**Exercise input**.
########
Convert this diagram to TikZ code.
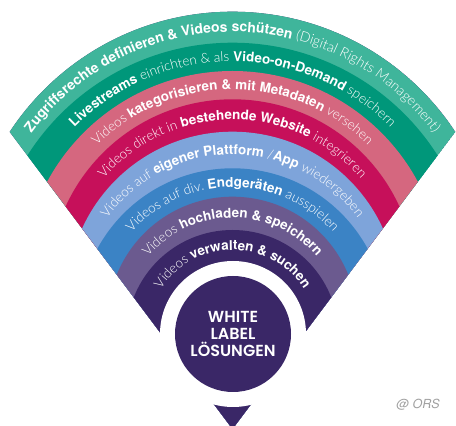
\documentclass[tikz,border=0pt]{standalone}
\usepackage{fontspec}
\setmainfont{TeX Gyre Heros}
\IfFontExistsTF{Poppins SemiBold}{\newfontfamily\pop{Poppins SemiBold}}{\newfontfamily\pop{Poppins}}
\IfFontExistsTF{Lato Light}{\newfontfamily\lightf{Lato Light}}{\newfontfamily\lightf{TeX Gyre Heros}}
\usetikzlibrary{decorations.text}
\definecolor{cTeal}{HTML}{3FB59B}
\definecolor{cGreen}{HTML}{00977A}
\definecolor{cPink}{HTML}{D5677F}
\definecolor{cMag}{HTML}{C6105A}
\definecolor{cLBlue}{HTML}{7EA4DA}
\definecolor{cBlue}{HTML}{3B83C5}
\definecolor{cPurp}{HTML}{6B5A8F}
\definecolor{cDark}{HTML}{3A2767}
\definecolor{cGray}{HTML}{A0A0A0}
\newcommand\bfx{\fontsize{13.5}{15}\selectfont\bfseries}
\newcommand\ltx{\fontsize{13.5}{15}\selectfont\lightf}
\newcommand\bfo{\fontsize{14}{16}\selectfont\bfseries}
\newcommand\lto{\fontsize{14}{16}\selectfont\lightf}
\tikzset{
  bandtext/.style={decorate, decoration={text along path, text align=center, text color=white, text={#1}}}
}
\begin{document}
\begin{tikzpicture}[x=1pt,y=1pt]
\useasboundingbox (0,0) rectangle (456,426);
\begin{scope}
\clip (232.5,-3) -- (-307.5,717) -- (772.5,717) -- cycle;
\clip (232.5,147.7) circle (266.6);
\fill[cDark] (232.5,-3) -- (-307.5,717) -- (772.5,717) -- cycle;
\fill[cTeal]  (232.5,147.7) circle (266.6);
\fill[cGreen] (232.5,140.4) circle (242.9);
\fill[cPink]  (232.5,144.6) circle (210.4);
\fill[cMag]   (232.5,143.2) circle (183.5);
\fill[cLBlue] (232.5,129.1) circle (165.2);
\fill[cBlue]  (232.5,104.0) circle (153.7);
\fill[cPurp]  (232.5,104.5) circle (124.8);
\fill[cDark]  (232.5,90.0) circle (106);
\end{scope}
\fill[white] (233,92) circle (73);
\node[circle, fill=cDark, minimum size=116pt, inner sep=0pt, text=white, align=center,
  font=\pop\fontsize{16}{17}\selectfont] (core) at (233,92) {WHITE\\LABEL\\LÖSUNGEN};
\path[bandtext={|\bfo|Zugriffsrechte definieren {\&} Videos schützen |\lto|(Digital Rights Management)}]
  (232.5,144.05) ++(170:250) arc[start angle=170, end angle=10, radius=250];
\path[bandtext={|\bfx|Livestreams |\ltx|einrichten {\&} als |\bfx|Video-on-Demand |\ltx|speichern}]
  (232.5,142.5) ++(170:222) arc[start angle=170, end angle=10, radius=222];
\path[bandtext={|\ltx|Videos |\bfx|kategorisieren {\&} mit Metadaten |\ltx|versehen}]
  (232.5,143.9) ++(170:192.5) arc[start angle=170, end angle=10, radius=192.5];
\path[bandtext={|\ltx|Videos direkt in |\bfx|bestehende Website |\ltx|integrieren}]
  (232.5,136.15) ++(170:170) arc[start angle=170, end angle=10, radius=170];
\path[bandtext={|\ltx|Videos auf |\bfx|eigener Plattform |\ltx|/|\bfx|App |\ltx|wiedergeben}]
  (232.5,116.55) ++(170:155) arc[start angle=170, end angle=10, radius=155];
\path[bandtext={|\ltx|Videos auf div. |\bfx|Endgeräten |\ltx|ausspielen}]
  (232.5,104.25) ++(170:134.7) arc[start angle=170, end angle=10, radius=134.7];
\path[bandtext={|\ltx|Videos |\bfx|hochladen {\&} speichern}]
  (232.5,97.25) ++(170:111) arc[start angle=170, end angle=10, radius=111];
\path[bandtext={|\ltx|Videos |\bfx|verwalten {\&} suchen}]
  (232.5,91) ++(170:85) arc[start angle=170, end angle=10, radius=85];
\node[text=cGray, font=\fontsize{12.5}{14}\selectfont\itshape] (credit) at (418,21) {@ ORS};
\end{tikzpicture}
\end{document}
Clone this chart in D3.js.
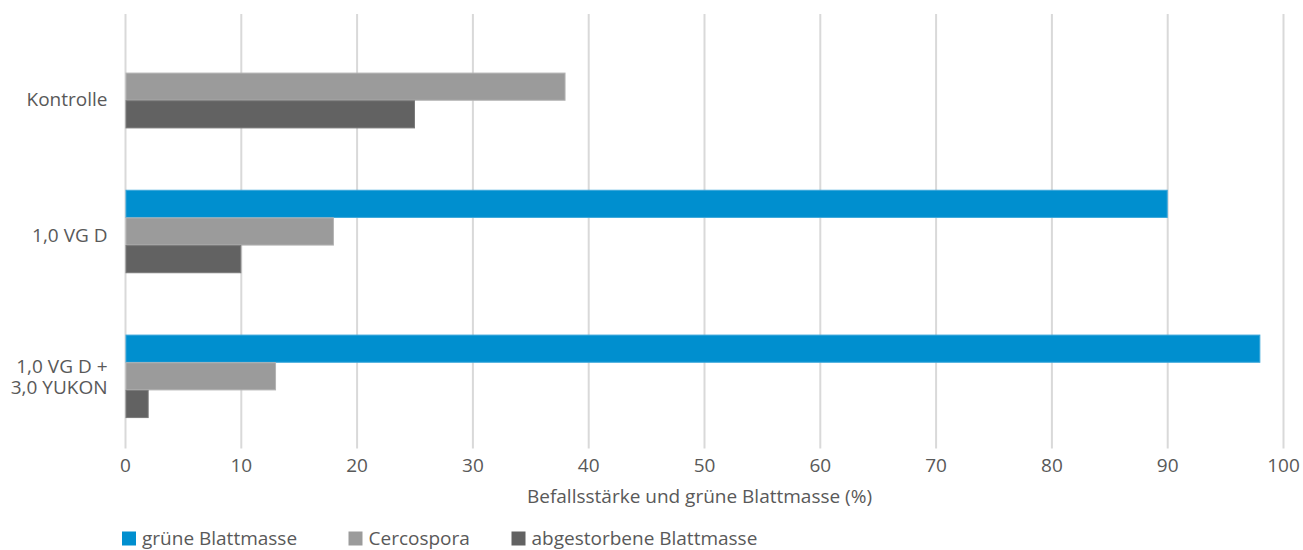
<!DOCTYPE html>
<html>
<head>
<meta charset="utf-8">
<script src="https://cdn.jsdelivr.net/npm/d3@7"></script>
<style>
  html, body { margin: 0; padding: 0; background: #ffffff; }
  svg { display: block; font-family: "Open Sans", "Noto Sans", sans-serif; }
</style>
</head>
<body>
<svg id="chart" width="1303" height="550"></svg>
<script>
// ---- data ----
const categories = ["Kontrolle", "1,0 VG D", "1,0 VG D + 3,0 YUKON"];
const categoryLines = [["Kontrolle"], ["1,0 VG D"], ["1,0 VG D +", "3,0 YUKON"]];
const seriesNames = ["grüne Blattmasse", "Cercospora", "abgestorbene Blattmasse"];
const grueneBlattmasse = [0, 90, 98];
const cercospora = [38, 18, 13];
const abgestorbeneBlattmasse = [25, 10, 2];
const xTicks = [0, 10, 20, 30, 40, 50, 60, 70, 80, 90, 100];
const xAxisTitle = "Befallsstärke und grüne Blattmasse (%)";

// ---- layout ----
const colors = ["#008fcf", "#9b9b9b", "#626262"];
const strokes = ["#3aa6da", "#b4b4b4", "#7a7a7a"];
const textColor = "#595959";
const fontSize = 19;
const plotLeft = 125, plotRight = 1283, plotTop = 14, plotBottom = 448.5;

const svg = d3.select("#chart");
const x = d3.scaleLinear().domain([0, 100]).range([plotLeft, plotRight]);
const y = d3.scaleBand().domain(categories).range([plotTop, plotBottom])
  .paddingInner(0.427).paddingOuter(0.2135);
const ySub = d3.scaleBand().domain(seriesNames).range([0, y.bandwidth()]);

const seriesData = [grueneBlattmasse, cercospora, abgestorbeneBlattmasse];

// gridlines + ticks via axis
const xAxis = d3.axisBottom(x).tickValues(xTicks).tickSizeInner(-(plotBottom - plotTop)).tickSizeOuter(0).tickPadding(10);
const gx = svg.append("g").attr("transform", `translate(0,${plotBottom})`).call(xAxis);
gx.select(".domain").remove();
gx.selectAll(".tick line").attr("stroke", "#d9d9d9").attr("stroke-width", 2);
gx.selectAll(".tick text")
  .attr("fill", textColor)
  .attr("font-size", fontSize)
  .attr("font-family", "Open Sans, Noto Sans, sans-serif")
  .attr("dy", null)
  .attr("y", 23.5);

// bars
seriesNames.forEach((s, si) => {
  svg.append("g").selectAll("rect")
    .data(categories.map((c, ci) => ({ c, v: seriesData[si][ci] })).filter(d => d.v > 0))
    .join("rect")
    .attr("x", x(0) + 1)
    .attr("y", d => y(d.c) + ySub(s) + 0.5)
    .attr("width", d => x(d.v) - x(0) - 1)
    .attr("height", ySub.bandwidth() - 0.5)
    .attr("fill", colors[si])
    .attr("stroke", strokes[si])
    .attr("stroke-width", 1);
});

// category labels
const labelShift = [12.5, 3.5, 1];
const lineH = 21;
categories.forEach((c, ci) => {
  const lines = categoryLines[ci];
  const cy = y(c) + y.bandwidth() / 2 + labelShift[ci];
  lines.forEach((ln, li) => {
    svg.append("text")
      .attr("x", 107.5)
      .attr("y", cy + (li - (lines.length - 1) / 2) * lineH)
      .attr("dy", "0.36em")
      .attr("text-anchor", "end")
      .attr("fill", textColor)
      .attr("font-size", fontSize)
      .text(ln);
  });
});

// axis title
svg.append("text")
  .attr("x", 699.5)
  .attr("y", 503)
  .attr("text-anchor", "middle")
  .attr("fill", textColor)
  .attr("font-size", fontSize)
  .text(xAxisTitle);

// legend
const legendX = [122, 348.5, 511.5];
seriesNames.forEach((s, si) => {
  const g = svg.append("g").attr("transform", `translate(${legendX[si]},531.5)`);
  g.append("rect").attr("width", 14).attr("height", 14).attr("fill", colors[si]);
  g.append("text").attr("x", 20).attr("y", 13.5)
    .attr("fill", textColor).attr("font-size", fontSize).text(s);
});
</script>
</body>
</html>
########
The answer is a single number, the count of lines in the records that contain the string "chart".

3